Las tiendas de muebles vivían entonces de las parejas de novios. Uno de los comercios del ramo más famosos de la ciudad, París Madrid, se gastaba un buen dinero en publicidad tanto en la radio como en el cine, buscando la complicidad de los matrimonios. Su anuncio más impactante, el que más eco tuvo en la sociedad, decía: “Señorita, usted ponga el novio, que París-Madrid pondrá lo demás”. También tuvo éxito aquel mensaje de: “Primero el piso, después la novia y al final almacenes París-Madrid”.
París-Madrid fue una de las grandes tiendas de muebles de la posguerra, cuando competía con casas tan importantes como la Valenciana y Rabriju. En el invierno de 1944 Muebles la Valenciana lanzaba la oferta de una cama grande de nogal con somier al precio de trescientas diez pesetas, en dura competencia con la casa Muebles Rabriju, que vendía el mismo conjunto quince pesetas más caro.
En aquellos años de tanta dificultad, los empresarios Rafael Calatrava, Brígido García y Juan Martínez habían abierto un gran taller de ebanistería en un solar del barrio del Grillo, al otro lado de la Rambla, en la tercera travesía de la calle de San Lorenzo y la calle de Sicardó. Era la fábrica de muebles de Rabriju, que reunió en aquel tiempo a un grupo de jóvenes profesionales ente carpinteros, ebanistas, barnizadores y tapiceros.
El taller se complementaba con la tienda de la calle Hernán Cortés, donde se montaban las grandes exposiciones. El secreto de las tiendas de muebles de la posguerra era la fabricación propia que les permitía adaptarse a todo tipo de clientes: lo mismo le montaban una casa del Paseo a un empresario de la alta sociedad que le llenaban el comedor de la vivienda más humilde del Cerro de San Cristóbal.
Mientras que Rabriju se dedicaba exclusivamente a la madera, la Valenciana y París-Madrid añadieron a sus ofertas los azulejos y los inodoros.

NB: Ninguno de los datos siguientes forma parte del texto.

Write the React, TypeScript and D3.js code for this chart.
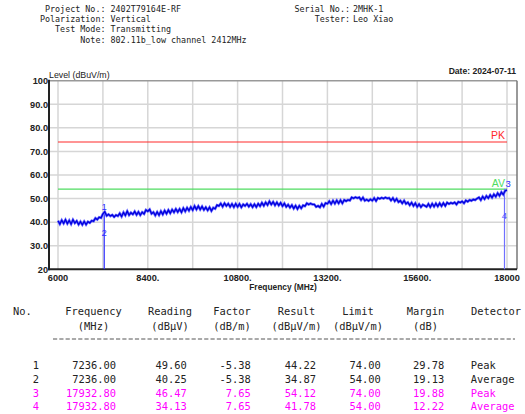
import React from 'react'
import * as d3 from 'd3'

// header info
const headerLeft = [
  ['Project No.:', '2402T79164E-RF'],
  ['Polarization:', 'Vertical'],
  ['Test Mode:', 'Transmitting'],
  ['Note:', '802.11b_low channel 2412MHz'],
]
const headerRight = [
  ['Serial No.:', '2MHK-1'],
  ['Tester:', 'Leo Xiao'],
]

// axes
const xTicks = [6000, 8400, 10800, 13200, 15600, 18000]
const xTickLabels = ['6000', '8400.', '10800.', '13200.', '15600.', '18000']
const xGrid = [6000, 7200, 8400, 9600, 10800, 12000, 13200, 14400, 15600, 16800, 18000]
const yTicks = [100, 90, 80, 70, 60, 50, 40, 30, 20]
const yTickLabels = ['100', '90.0', '80.0', '70.0', '60.0', '50.0', '40.0', '30.0', '20']

// limits
const peakLimit = 74
const avgLimit = 54

// measured trace, 6000..18000 MHz, 50 MHz step
const traceStart = 6000
const traceStep = 50
const traceLevel = [
  40.6, 39.2, 40.8, 39.5, 41.0, 39.4, 40.7, 39.2, 41.0, 39.6,
  40.5, 39.0, 40.2, 38.9, 40.3, 39.0, 40.2, 39.7, 40.6, 40.4,
  41.7, 41.1, 42.1, 41.8, 43.5, 44.4, 42.7, 43.3, 42.6, 43.1,
  42.2, 43.0, 42.6, 43.7, 42.4, 44.1, 42.9, 44.6, 43.0, 44.0,
  43.3, 44.5, 43.1, 44.3, 43.0, 44.2, 43.5, 45.2, 44.6, 45.4,
  43.6, 44.2, 42.9, 44.3, 43.0, 44.6, 43.3, 44.9, 43.6, 45.1,
  43.8, 45.3, 44.2, 45.6, 44.3, 45.6, 44.2, 45.9, 44.6, 46.1,
  44.9, 46.4, 45.1, 46.8, 45.4, 46.8, 45.4, 46.6, 45.2, 46.3,
  45.0, 46.3, 44.8, 46.1, 45.7, 47.2, 46.9, 47.9, 46.6, 48.0,
  46.9, 47.8, 46.5, 47.7, 46.4, 47.8, 46.5, 47.7, 46.3, 47.5,
  46.9, 47.8, 46.6, 47.6, 46.4, 47.6, 46.4, 47.8, 46.8, 48.2,
  47.0, 48.4, 47.3, 48.8, 47.5, 48.6, 47.2, 48.4, 47.1, 48.2,
  46.8, 47.9, 46.5, 47.4, 46.2, 47.2, 45.8, 47.0, 45.6, 46.9,
  45.9, 47.1, 46.8, 48.0, 47.5, 47.9, 47.5, 47.5, 46.5, 46.9,
  46.3, 47.7, 46.6, 48.1, 47.8, 48.9, 47.7, 49.1, 47.9, 49.2,
  48.0, 49.3, 48.0, 49.4, 48.9, 49.4, 49.2, 50.5, 50.1, 50.6,
  50.2, 50.5, 49.4, 50.4, 49.1, 49.6, 49.0, 49.7, 49.1, 50.2,
  49.0, 50.3, 49.9, 50.4, 50.0, 50.5, 50.1, 50.3, 49.2, 50.2,
  48.9, 49.9, 48.5, 49.1, 48.0, 49.1, 47.8, 48.4, 47.2, 48.3,
  46.9, 48.0, 46.5, 47.6, 46.4, 47.4, 47.0, 46.5, 47.7, 46.4,
  47.8, 46.6, 47.9, 46.7, 48.0, 46.8, 48.1, 46.9, 48.3, 47.7,
  48.2, 47.9, 48.4, 47.5, 48.6, 48.3, 48.8, 48.0, 49.2, 48.7,
  49.4, 49.1, 49.6, 49.4, 50.0, 50.5, 49.4, 50.8, 49.8, 51.1,
  50.2, 51.5, 50.4, 51.8, 50.8, 52.3, 51.2, 52.7, 51.7, 53.3,
  53.6,
]

// markers / table
const markerNo = ['1', '2', '3', '4']
const markerFreq = [7236.0, 7236.0, 17932.8, 17932.8]
const markerReading = [49.6, 40.25, 46.47, 34.13]
const markerFactor = [-5.38, -5.38, 7.65, 7.65]
const markerResult = [44.22, 34.87, 54.12, 41.78]
const markerLimit = [74.0, 54.0, 74.0, 54.0]
const markerMargin = [29.78, 19.13, 19.88, 12.22]
const markerDetector = ['Peak', 'Average', 'Peak', 'Average']

const W = 525
const H = 414
const left = 49
const right = 517
const top = 80.7
const bottom = 269.3

const sans = '"Liberation Sans", Arial, sans-serif'
const mono = '"DejaVu Sans Mono", monospace'

export default function App() {
  const x = d3.scaleLinear().domain([6000, 18000]).range([58, 507])
  const y = d3.scaleLinear().domain([20, 100]).range([bottom, top])

  const trace = traceLevel.map((v, i) => [traceStart + i * traceStep, v] as [number, number])
  const line = d3.line<[number, number]>().x(d => x(d[0])).y(d => y(d[1]))
  const tracePath = line(trace) || ''

  const rowColor = (i: number) => (i < 2 ? '#222' : '#ff00ff')
  const rowY = [369.3, 383, 396.7, 410.4]

  // table header columns, centred
  const cols = [
    { h1: 'No.', h2: '', c: 22.5 },
    { h1: 'Frequency', h2: '(MHz)', c: 93.5 },
    { h1: 'Reading', h2: '(dBμV)', c: 170 },
    { h1: 'Factor', h2: '(dB/m)', c: 232 },
    { h1: 'Result', h2: '(dBμV/m)', c: 296.5 },
    { h1: 'Limit', h2: '(dBμV/m)', c: 358 },
    { h1: 'Margin', h2: '(dB)', c: 425.5 },
    { h1: 'Detector', h2: '', c: 496 },
  ]

  return (
    <svg
      width={W}
      height={H}
      style={{ position: 'fixed', left: 0, top: 0, background: '#fff' }}
    >
      <rect x={0} y={0} width={W} height={H} fill="#fff" />

      {/* header */}
      <g fontFamily={mono} fontSize={8.4} fill="#222">
        {headerLeft.map((d, i) => (
          <g key={i}>
            <text x={105.5} y={12 + i * 10.2} textAnchor="end">{d[0]}</text>
            <text x={110.5} y={12 + i * 10.2}>{d[1]}</text>
          </g>
        ))}
        {headerRight.map((d, i) => (
          <g key={i}>
            <text x={350} y={12 + i * 10.2} textAnchor="end">{d[0]}</text>
            <text x={353} y={12 + i * 10.2}>{d[1]}</text>
          </g>
        ))}
      </g>

      {/* grid */}
      <g stroke="#d6d6d6" strokeWidth={1.5}>
        {xGrid.map(f => (
          <line key={f} x1={x(f)} x2={x(f)} y1={top} y2={bottom} />
        ))}
        {yTicks.filter(v => v > 20 && v < 100).map(v => (
          <line key={v} x1={left} x2={right} y1={y(v)} y2={y(v)} />
        ))}
      </g>

      {/* frame */}
      <line x1={left} x2={right} y1={top} y2={top} stroke="#999" strokeWidth={1.5} />
      <line x1={right} x2={right} y1={top} y2={bottom} stroke="#777" strokeWidth={1.5} />
      <line x1={left} x2={left} y1={top - 1} y2={bottom + 1} stroke="#222" strokeWidth={2} />
      <line x1={left - 1} x2={right} y1={bottom} y2={bottom} stroke="#222" strokeWidth={2} />

      {/* limits */}
      <line x1={x(6000)} x2={x(18000)} y1={y(peakLimit)} y2={y(peakLimit)} stroke="#ff2a2a" strokeWidth={1.2} />
      <line x1={x(6000)} x2={x(18000)} y1={y(avgLimit)} y2={y(avgLimit)} stroke="#4fdc60" strokeWidth={1.2} />
      <text x={505} y={y(peakLimit) - 2.5} textAnchor="end" fontFamily={sans} fontSize={10.5} fill="#ff2a2a">PK</text>
      <text x={505} y={y(avgLimit) - 2.5} textAnchor="end" fontFamily={sans} fontSize={10.5} fill="#4fdc60">AV</text>

      {/* marker lines */}
      <line x1={x(markerFreq[0])} x2={x(markerFreq[0])} y1={y(markerResult[0])} y2={bottom} stroke="#3030ff" strokeWidth={1.2} />
      <line x1={x(markerFreq[2])} x2={x(markerFreq[2])} y1={y(markerResult[2])} y2={bottom} stroke="#7070ff" strokeWidth={1.2} />

      {/* trace */}
      <path d={tracePath} fill="none" stroke="#6a6aff" strokeWidth={2.6} strokeLinejoin="miter" />
      <path d={tracePath} fill="none" stroke="#0000dd" strokeWidth={1.3} strokeLinejoin="miter" />

      {/* marker labels */}
      <g fontFamily={sans} fontSize={9.5} fill="#3030ff">
        <text x={x(markerFreq[0])} y={y(markerResult[0]) - 2.5} textAnchor="middle">{markerNo[0]}</text>
        <text x={x(markerFreq[1])} y={y(markerResult[1]) + 1.5} textAnchor="middle">{markerNo[1]}</text>
        <text x={x(markerFreq[2]) + 1} y={y(markerResult[2]) - 2} textAnchor="start">{markerNo[2]}</text>
        <text x={x(markerFreq[3])} y={y(markerResult[3]) + 1} textAnchor="middle" fill="#5050ff">{markerNo[3]}</text>
      </g>

      {/* axis labels */}
      <g fontFamily={sans} fontSize={9.2} fontWeight="bold" fill="#222">
        {yTicks.map((v, i) => (
          <text key={v} x={48} y={y(v) + 3.3} textAnchor="end">{yTickLabels[i]}</text>
        ))}
        {xTicks.map((f, i) => (
          <text key={f} x={x(f)} y={281} textAnchor="middle">{xTickLabels[i]}</text>
        ))}
      </g>
      <text x={283} y={290} textAnchor="middle" fontFamily={sans} fontSize={8.4} fontWeight="bold" fill="#222">Frequency (MHz)</text>
      <text x={49} y={78} fontFamily={sans} fontSize={8.8} fill="#222">Level (dBuV/m)</text>
      <text x={516} y={73.5} textAnchor="end" fontFamily={sans} fontSize={8.6} fontWeight="bold" fill="#222">Date: 2024-07-11</text>

      {/* table */}
      <g fontFamily={mono} fontSize={10.4} fill="#222">
        {cols.map((c, i) => (
          <g key={i}>
            <text x={c.c} y={315.2} textAnchor="middle">{c.h1}</text>
            {c.h2 && <text x={c.c} y={329.5} textAnchor="middle">{c.h2}</text>}
          </g>
        ))}
      </g>
      <line x1={53} x2={515} y1={339} y2={339} stroke="#555" strokeWidth={1} strokeDasharray="4.2,2.1" />
      <g fontFamily={mono} fontSize={10.4}>
        {markerNo.map((n, i) => (
          <g key={i} fill={rowColor(i)}>
            <text x={39} y={rowY[i]} textAnchor="end">{n}</text>
            <text x={116} y={rowY[i]} textAnchor="end">{markerFreq[i].toFixed(2)}</text>
            <text x={186.7} y={rowY[i]} textAnchor="end">{markerReading[i].toFixed(2)}</text>
            <text x={250.7} y={rowY[i]} textAnchor="end">{markerFactor[i].toFixed(2)}</text>
            <text x={316} y={rowY[i]} textAnchor="end">{markerResult[i].toFixed(2)}</text>
            <text x={380.7} y={rowY[i]} textAnchor="end">{markerLimit[i].toFixed(2)}</text>
            <text x={444.3} y={rowY[i]} textAnchor="end">{markerMargin[i].toFixed(2)}</text>
            <text x={470.7} y={rowY[i]}>{markerDetector[i]}</text>
          </g>
        ))}
      </g>
    </svg>
  )
}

París Madrid exhibía los inodoros más modernos de aquella época en su escaparate principal de en el local de la calle Real número siete.
En los años cincuenta se incorporaron nuevas tiendas que dieron prestigio al negocio como Muebles la Reconquista, que montó su exposición en la calle Azara; Muebles Jiménez, que empezó en 1956 en la calle de Granada y acabó en la de Sebastián Pérez; Muebles Arriola, que tuvo dos tiendas, una en la Plaza Flores y otra en la calle Real, y un taller en el Malecón de la Rambla de Belén. De esa época era la tienda de Muebles de J. Romera, al otro de la Rambla, y la de Jumi, por donde pasaron casi todas las parejas del barrio de Los Molinos antes de casarse. En 1975 se hizo célebre en la ciudad al sortear un televisor en color de la marca Emerson en combinación con la lotería nacional.
En los años sesenta se incorporaron firmas que después tuvieron mucha fuerza en la ciudad. En 1967 empezó a funcionar Ruiz Collado, en un local detrás del colegio de la Salle. En sus inicios contaba con fábrica propia en Cuevas de Almanzora. Fue contemporáneo de Muebles Mago, que después de sufrir un aparatoso incendio que convirtió su exposición del Paseo de Versalles en cenizas, regresó tres meses después con todo un edificio de siete plantas dedicado al mueble en la Rambla de Alfareros.